November 16, 2009, 4:01 PM — The challenges of information growth are well documented today. In fact, we are at a point where information costs are automatically factored into in all areas of a typical IT budget. Copies of all types of information are everywhere. While organizations express the desire to "do more with less" and maximize efficiencies, storage requirements continue to grow across the data center and within remote offices. From primary storage for applications and virtual machines, to the storage required for backup and disaster recovery, fragmented islands of information develop - often each with its own separate tools, operations and service requirements.
Needless to say, this is creating a fundamental shift in the way organizations manage information. As organizations realize that yesterday’s tape-based approach is proving too cumbersome in today’s world, more companies are turning to disk and deduplication technologies in order to facilitate faster backups, reduce primary storage, and replace tape shipping for better disaster recovery.
In the real world, the adoption of disk and deduplication has been evolutionary, but not necessarily revolutionary. From virtual tape libraries and disk staging to target-based dedupe appliances, many organizations have learned that adding disk and deduplication to the current tape backup environment can greatly improve the overall performance for the top 10 percent of their tier-one workloads. But how should organizations handle the bigger challenges of information management across the vast amounts of structured and unstructured data that exists across their IT infrastructure?

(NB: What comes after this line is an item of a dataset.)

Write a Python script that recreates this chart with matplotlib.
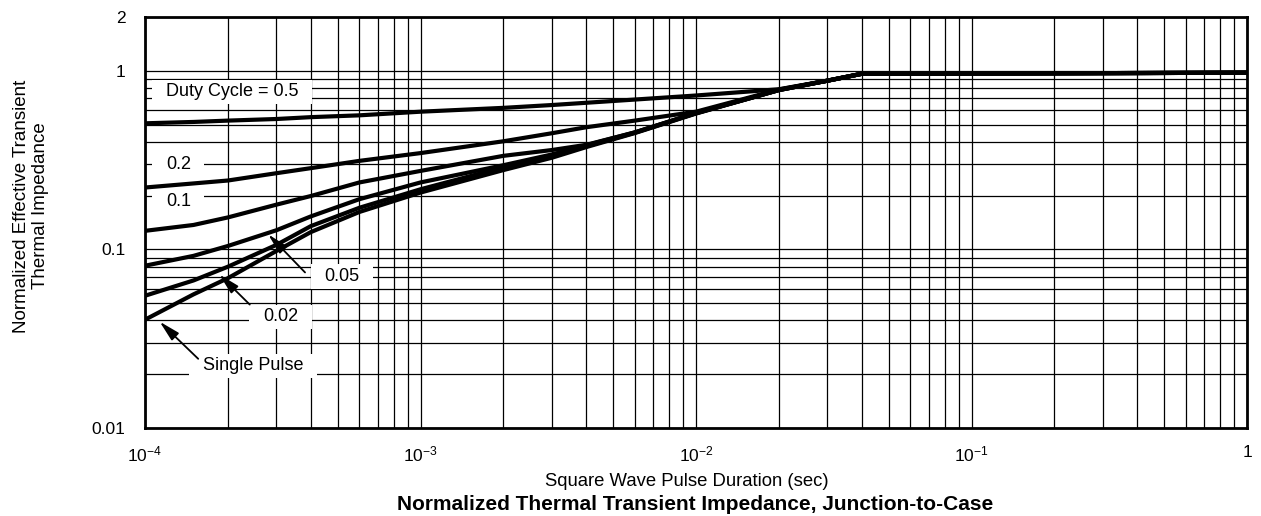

By only applying deduplication at the tail-end of the process, multiple copies of the exact same information will continue to exist and grow on primary storage (e.g. email and file servers). This storage problem causes serious capacity management challenges anywhere large amounts of information exists. The bottom line is, if it takes up space, it costs money.
Deduplication Everywhere
Instead of applying deduplication in one place, users should consider deduplication everywhere. In order to maximize efficiency, consider the possibility of leveraging deduplication in an integrated fashion across backup and archiving applications – as well as storage. By deduplicating data right at the source of creation, organizations can focus on tackling the real problem of data reduction everywhere information resides.
For example, one commercial construction company faced the growing challenge of how to manage business critical information on 180 servers located at 45 remote sites around the United States. Backups conducted in remote locations were typically 100GB to 200GB per server and it took nearly 12 hours for each server to be replicated back to a central data center. By moving to disk-based deduplication across their remote offices, the company saw replicated data reduce to 10GB to 15GB and the backup window shrunk as they were able to reduce the amount redundant of data being moved by over 90 percent.
The question is no longer whether or not to dedupe, but how deduplication should be deployed and what is best for the IT environment?
In reality, deduplication is not about a single technology, it’s about selecting the right approach. This is why a number of storage vendors are working together in order to give organizations much greater flexibility in their dedupe options. By providing an interface between archiving and backup software and advanced disk-based storage appliances, organizations can now leverage an integrated platform that not only supports both source and target-based dedupe, but is also easy to manage.
Integrated deduplication within backup and archiving applications can provide unified data protection, from the remote office/branch office to the data center, and including both disk and tape, physical and virtual environments. From remote offices to the data center, these next-generation software solutions offer comprehensive protection and a single console for the management of all backup and recovery operations. Centralized management provides integrated data archiving, migration, and retention capabilities that address regulations for governance and compliance. Additionally, advanced reporting on backup and recovery operations enables service-level management of all protected data in the enterprise.
Organizations often choose this approach because deduplication is integrated into their existing backup and recovery application, giving them the ability to build a more customized solution.